The Raageshwari Deep Gas Field, Barmer Basin, India is a low permeability, moderate CGR gas condensate reservoir. It is a low net to gross system with gross reservoir thickness varying from 500-1000m. The pay zone consists of a poorly sorted sandstone interval on top of a stacked volcanic succession of thick lava flow cycles. The wells have been completed with multi-stage hydraulic fracture stimulations to allow production at economical rates.
The major challenge is to improve fracture placement to achieve wellbore connection with the entire net reservoir storage and flow capacity. Connecting each and every net reservoir packet would increase the number of fracture stages and in turn increase the cost significantly. Thus an optimization workflow was generated to increase the efficiency of hydraulic fracturing and reduce the cost of connecting the maximum net reservoir through hydraulic fractures.
An integrated approach including petrophysical and geomechanical analyses was used to identify the potential zones for hydraulic fracturing. Fracturing technologies like limited entry technique using cluster perforation were used to increase the net connected reservoir thickness while employing as few fracture stages as possible. Several post fracturing data acquisition programmes were conducted to estimate fracture parameters such as fracture height, half-length and conductivity to help evaluate the performance of each fracture stage. Single well analytical and numerical models were developed to estimate the impact of connecting maximum net reservoir thickness in terms of both initial production rate (IP) and the expected ultimate recovery (EUR) of the reservoir.

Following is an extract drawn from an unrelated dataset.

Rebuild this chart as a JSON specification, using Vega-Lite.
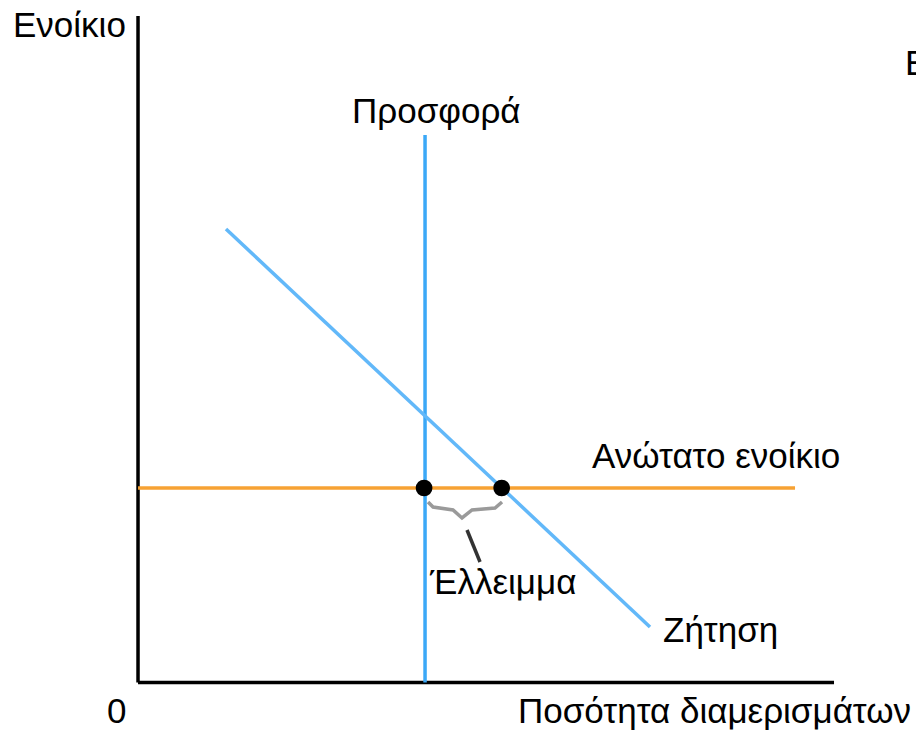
{
  "$schema": "https://vega.github.io/schema/vega-lite/v6.json",
  "width": 916,
  "height": 731,
  "autosize": {"type": "none"},
  "padding": 0,
  "background": "white",
  "config": {"view": {"stroke": null}},
  "datasets": {
    "lines": [
      {"s": "yaxis", "o": 0, "q": 0, "p": 0},
      {"s": "yaxis", "o": 1, "q": 0, "p": 100},
      {"s": "xaxis", "o": 0, "q": 0, "p": 0},
      {"s": "xaxis", "o": 1, "q": 100, "p": 0},
      {"s": "supply", "o": 0, "q": 41.24, "p": 0},
      {"s": "supply", "o": 1, "q": 41.24, "p": 82.15},
      {"s": "demand", "o": 0, "q": 12.64, "p": 68.04},
      {"s": "demand", "o": 1, "q": 73.56, "p": 8.33},
      {"s": "ceiling", "o": 0, "q": 0, "p": 29.18},
      {"s": "ceiling", "o": 1, "q": 94.4, "p": 29.18},
      {"s": "brace", "o": 0, "q": 41.67, "p": 27.08},
      {"s": "brace", "o": 1, "q": 42.39, "p": 26.33},
      {"s": "brace", "o": 2, "q": 45.26, "p": 25.88},
      {"s": "brace", "o": 3, "q": 46.55, "p": 24.68},
      {"s": "brace", "o": 4, "q": 47.99, "p": 25.88},
      {"s": "brace", "o": 5, "q": 51.29, "p": 26.18},
      {"s": "brace", "o": 6, "q": 52.3, "p": 27.08},
      {"s": "leader", "o": 0, "q": 47.27, "p": 22.88},
      {"s": "leader", "o": 1, "q": 49.14, "p": 18.08}
    ],
    "dots": [
      {"q": 41.1, "p": 29.18},
      {"q": 52.25, "p": 29.18}
    ],
    "labels": [
      {"t": "Ενοίκιο", "q": -17.96, "p": 96.85},
      {"t": "0", "q": -4.45, "p": -6.08},
      {"t": "Ποσότητα διαμερισμάτων", "q": 54.6, "p": -6.08},
      {"t": "Προσφορά", "q": 30.75, "p": 83.96},
      {"t": "Ανώτατο ενοίκιο", "q": 65.23, "p": 32.18},
      {"t": "Έλλειμμα", "q": 41.95, "p": 13.28},
      {"t": "Ζήτηση", "q": 75.43, "p": 6.08},
      {"t": "Ε", "q": 110.2, "p": 91.15}
    ]
  },
  "layer": [
    {
      "data": {"name": "lines"},
      "mark": {"type": "line", "strokeCap": "butt"},
      "encoding": {
        "x": {"field": "q", "type": "quantitative", "scale": {"domain": [-19.83, 111.78], "nice": false, "zero": false}, "axis": null},
        "y": {"field": "p", "type": "quantitative", "scale": {"domain": [-7.28, 102.4], "nice": false, "zero": false}, "axis": null},
        "order": {"field": "o", "type": "quantitative"},
        "detail": {"field": "s"},
        "color": {"field": "s", "type": "nominal", "legend": null,
          "scale": {"domain": ["yaxis", "xaxis", "supply", "demand", "ceiling", "brace", "leader"],
                    "range": ["#000000", "#000000", "#3ba8f7", "#62b8f9", "#f7a233", "#9a9a9a", "#333333"]}},
        "strokeWidth": {"field": "s", "type": "nominal", "legend": null,
          "scale": {"domain": ["yaxis", "xaxis", "supply", "demand", "ceiling", "brace", "leader"],
                    "range": [3.5, 3.5, 3.5, 3, 3.5, 3, 2]}}
      }
    },
    {
      "data": {"name": "dots"},
      "mark": {"type": "circle", "size": 280, "color": "#000000", "opacity": 1},
      "encoding": {
        "x": {"field": "q", "type": "quantitative"},
        "y": {"field": "p", "type": "quantitative"}
      }
    },
    {
      "data": {"name": "labels"},
      "mark": {"type": "text", "align": "left", "baseline": "alphabetic", "font": "Liberation Sans", "fontSize": 35, "color": "#000000"},
      "encoding": {
        "x": {"field": "q", "type": "quantitative"},
        "y": {"field": "p", "type": "quantitative"},
        "text": {"field": "t"}
      }
    }
  ]
}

The limited entry fracturing technique with cluster perforation used in several wells was helpful in connecting the maximum net reservoir in the thick gross pay sections present. Based on a cost-benefit analysis, the number of fracture stages for each well was optimized with the goal of connecting the maximum net reservoir thickness to the wellbore. The fracture height achieved in each fracture stage was verified through micro-seismic, RST and temperature log measurements and pressure transient analyses. Once the height was ascertained, other parameters were obtained from post-fracturing pressure matches and pressure build up data. The estimated impact of connecting the maximum net reservoir storage and flow capacity as compared with the initial plan of 4-5 conventional single perforation hydraulic fractures is estimated to be production of ~5% GIIP in 15 years.